Consider Selling These 3 ETFs as Oil Prices Go Crazy

One of the great things about ETFs is that you can find a fund for any nook and cranny of the market, and the three sectors mentioned above have plenty of liquid options. Here are three funds to consider lightening up on while the war continues in Iran.

Consumer Discretionary ETF XLY Faces Mounting Pressure

The Consumer Discretionary Select Sector SPDR Fund (NYSEARCA: XLY)is the largest ETF covering the sector by a substantial margin, boasting more than $22 billion in assets under management (AUM) and a tiny 0.03% expense ratio.

But in the current environment, its liquidity makes it an easy fund to sell, and its biggest holdings like Amazon Inc. (NASDAQ: AMZN) and Tesla Inc. (NASDAQ: TSLA) will suffer if consumers begin putting off big-ticket spending due to rising energy costs.

The ETF has collapsed over the last few weeks, taking out the 50-day and 200-day moving averages as it erases four months’ worth of gains. The Moving Average Convergence Divergence (MACD) confirms the bearish momentum, and is now consolidating with prices hovering below the 200-day. If the war proves lengthy, this consolidation could lead to more selling and new lows on XLY.

XLY consumer discretionary ETF chart shows 200-day SMA break as MACD consolidates, signaling caution.

The Vanguard FTSE Europe ETF Loses Momentum as European Stocks Pull Back

The Vanguard FTSE Europe ETF (NYSEARCA: VGK) is a $30 billion fund that holds some of Europe’s most prominent public companies like Roche Holding (OTCMKTS: RHHBY)Novartis (NYSE: NVS)SAP (NYSE: SAP), and LVMH-Moet Hennessy (OTCMKTS: LVMUY).

But its holdings are also concentrated in some of the most energy-sensitive countries in Europe, like Germany, France, and the U.K. European stocks have outperformed their U.S. peers over the last two years, but VGK is down more than 5% this month, and its year-to-date (YTD) gain has dwindled to just 1%. 

VGK recently took out long-term support at the 50-day moving average, and the next crucial level to watch is the 200-day moving average. The MACD illustrates the speed and ferocity of the drawdown, and sellers are firmly in control of momentum now. If shares can’t hold the 200-day moving average, the downward pressure will only intensify.
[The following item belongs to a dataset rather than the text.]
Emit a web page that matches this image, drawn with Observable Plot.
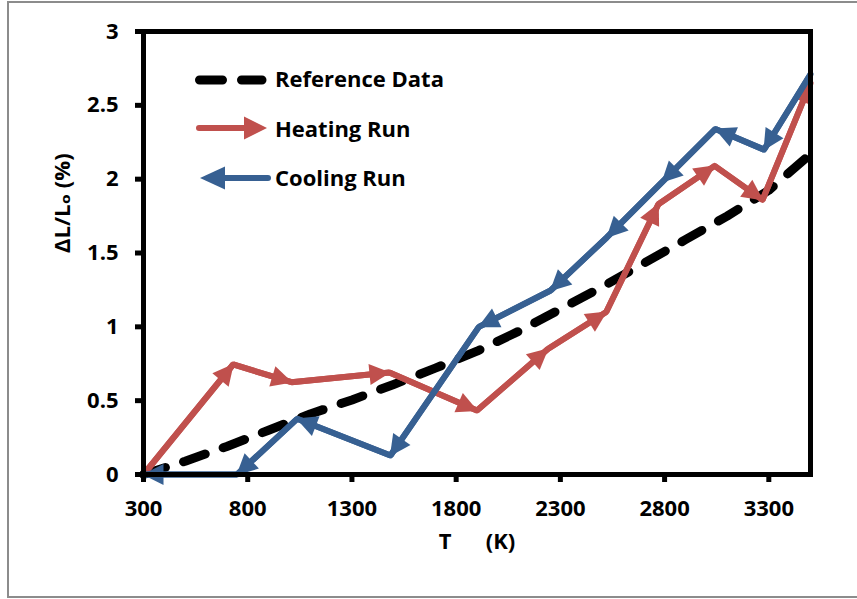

Vanguard FTSE Europe ETF (VGK) chart shows break below 50-day SMA support as MACD turns bearish.

The U.S. Global Jets ETF Is Vulnerable in a Risk-Off Market

The U.S. Global Jets ETF (NYSEARCA: JETS) faces several headwinds from the current situation. It’s a smaller, more expensive fund that investors likely don’t consider a core holding and will be quick to dump.

In addition to holding all the major U.S. airline stocks, JETS also holds travel stocks like Expedia Group (NASDAQ: EXPE) and TripAdvisor Inc. (NASDAQ: TRIP) that are affected by disrupted travel routes and consumer spending pullbacks.

JETS is down more than 15% in the last month, and the bearish momentum isn’t showing any signs of dissipating. The stock took out the 200-day moving average during the decline, the first time since last August the fund had breached this level. The MACD is also showing more bearish signals than it has since the Liberation Day tariff debacle last April, hinting that the bottom isn’t in yet.

U.S. Global Jets ETF (JETS) chart shows 200-day SMA support break and bearish MACD cross, signaling weakness.